Carimi's Italian surname comes from his paternal step-grandfather. His parents are Jewish. His mother, originally Catholic, converted to Judaism, and has had an active role in the religious education of her children. Carimi is a practicing Jew and very committed to his religion, and found time as a youth to both go to his football practices and to attend Madison's Temple Beth-El, a Reform synagogue. By the time of his Bar Mitzvah, he was already so tall that while blessing him, and even with Carimi bending down, the synagogue's education director had to put his hands on Carimi's shoulders rather than atop his head. For his Bar Mitzvah project, he helped build a house for Habitat for Humanity while he was in seventh grade. Carimi continued his Jewish studies after his Bar Mitzvah.
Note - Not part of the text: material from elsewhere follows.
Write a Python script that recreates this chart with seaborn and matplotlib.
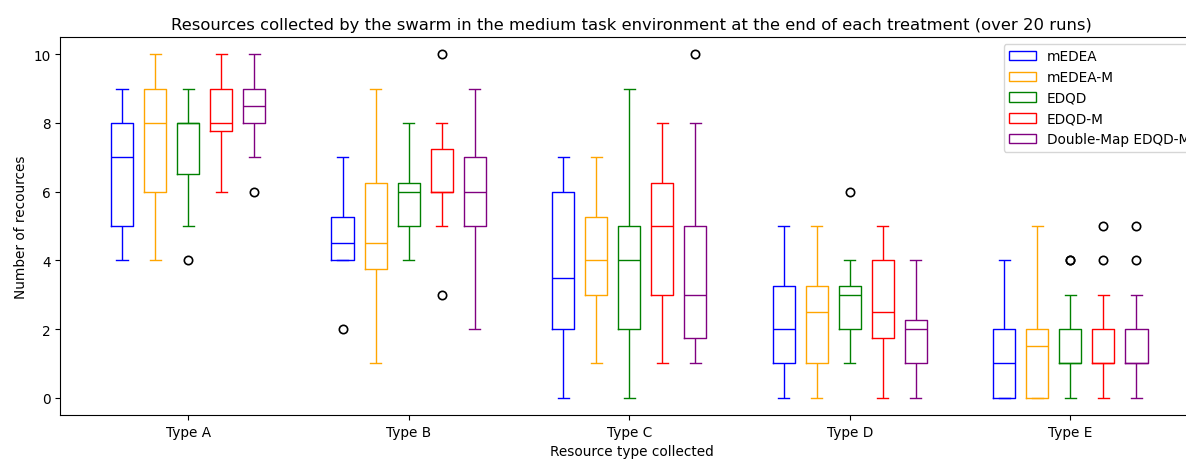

In his first year of college in 2007, when Yom Kippur (the holiest day of the year in Judaism; a fast day that is the "Day of Atonement") fell on a Saturday, he fasted until an hour before the Big Ten Conference opener against Iowa started that night. Carimi said, "Religion is a part of me, and I don't want to just say I'm Jewish. I actually do make sacrifices that I know are hard choices." At the 2011 NFL combine, when asked whether he would play on Yom Kippur in the NFL, he responded: "I already looked out over the next 15 years, and Yom Kippur doesn't fall on a Sunday."
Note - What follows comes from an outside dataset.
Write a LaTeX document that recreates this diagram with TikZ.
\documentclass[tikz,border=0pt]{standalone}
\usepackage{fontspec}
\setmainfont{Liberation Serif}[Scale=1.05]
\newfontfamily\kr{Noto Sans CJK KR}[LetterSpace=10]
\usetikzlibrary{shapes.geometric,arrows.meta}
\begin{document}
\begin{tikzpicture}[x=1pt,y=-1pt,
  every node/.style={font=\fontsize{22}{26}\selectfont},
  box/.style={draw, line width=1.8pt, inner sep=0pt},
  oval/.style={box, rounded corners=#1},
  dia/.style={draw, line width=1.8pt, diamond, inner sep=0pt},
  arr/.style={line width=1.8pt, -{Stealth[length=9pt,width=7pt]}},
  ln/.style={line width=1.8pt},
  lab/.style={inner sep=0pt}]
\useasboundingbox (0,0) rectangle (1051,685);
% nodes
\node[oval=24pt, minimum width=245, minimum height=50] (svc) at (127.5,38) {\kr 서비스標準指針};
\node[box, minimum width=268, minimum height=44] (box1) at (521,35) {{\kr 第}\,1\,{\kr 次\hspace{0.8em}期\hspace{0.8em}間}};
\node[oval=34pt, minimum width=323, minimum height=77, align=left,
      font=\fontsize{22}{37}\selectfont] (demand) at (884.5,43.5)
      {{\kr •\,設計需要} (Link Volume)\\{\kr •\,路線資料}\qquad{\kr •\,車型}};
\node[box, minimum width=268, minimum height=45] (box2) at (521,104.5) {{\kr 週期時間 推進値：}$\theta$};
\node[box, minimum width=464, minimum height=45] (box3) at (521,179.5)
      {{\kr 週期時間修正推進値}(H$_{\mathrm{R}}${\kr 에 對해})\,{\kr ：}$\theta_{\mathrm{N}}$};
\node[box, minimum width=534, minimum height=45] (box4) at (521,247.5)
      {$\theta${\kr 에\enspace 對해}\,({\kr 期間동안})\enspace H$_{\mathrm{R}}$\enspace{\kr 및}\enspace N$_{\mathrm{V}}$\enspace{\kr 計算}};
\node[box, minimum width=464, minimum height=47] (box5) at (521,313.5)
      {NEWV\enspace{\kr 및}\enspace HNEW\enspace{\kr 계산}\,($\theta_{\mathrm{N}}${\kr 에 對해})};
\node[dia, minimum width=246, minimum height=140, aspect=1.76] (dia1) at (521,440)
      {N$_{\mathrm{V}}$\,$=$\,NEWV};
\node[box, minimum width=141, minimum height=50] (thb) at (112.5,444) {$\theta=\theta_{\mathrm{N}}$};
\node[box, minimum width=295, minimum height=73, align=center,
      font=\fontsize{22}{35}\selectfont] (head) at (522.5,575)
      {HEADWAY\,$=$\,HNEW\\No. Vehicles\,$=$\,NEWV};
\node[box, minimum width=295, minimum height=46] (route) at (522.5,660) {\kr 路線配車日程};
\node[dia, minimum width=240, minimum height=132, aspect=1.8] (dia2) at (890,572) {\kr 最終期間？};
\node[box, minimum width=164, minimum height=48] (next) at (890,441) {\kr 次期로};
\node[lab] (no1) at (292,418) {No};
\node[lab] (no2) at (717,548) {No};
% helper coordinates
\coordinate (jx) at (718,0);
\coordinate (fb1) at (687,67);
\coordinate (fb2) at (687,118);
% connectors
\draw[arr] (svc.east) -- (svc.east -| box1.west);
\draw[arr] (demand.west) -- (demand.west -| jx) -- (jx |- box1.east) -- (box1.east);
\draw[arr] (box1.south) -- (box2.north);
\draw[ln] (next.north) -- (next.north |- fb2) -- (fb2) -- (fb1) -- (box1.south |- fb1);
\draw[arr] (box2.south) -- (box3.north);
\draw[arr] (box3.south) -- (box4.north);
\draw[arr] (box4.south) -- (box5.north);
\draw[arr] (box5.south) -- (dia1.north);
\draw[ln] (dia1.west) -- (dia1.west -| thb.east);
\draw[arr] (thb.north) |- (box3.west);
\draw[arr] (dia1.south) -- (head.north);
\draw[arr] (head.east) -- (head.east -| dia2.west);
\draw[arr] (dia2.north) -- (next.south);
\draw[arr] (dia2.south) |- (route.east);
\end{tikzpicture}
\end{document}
As a college player he took the nickname "The Jewish Hammer" or "The Hammer". He explains that as The Hebrew Hammer was taken "they had to come up with something else", and that the "hammer" aspect refers to his penchant for throwing opposing players down on the field. A more recent nickname, following his being picked by the Chicago Bears, is "The Bear Jew", a reference to a character in the 2009 film Inglourious Basterds. One of his favorite Jewish football players was a former Badger, Matt Bernstein, and he looks to 49ers former offensive linesman Harris Barton as a role model.

His uncle suffered from leukemia as a child and underwent chemotherapy while he was in second grade, losing his hair in the process and ultimately passing away at the age of nine. He was mentioned often in family discussions. Carimi thought he would do something "that wouldn't take a lot of my time but would help other people." He grew his hair out for 20 months, until it was long enough in 2010 to donate to Locks of Love—a charity that makes wigs out of donated hair to help poor children suffering from illnesses that cause long-term hair loss. Carimi is married to former UW-Milwaukee basketball player/model Danielle Jorgenson. The couple have two children: a son and a daughter.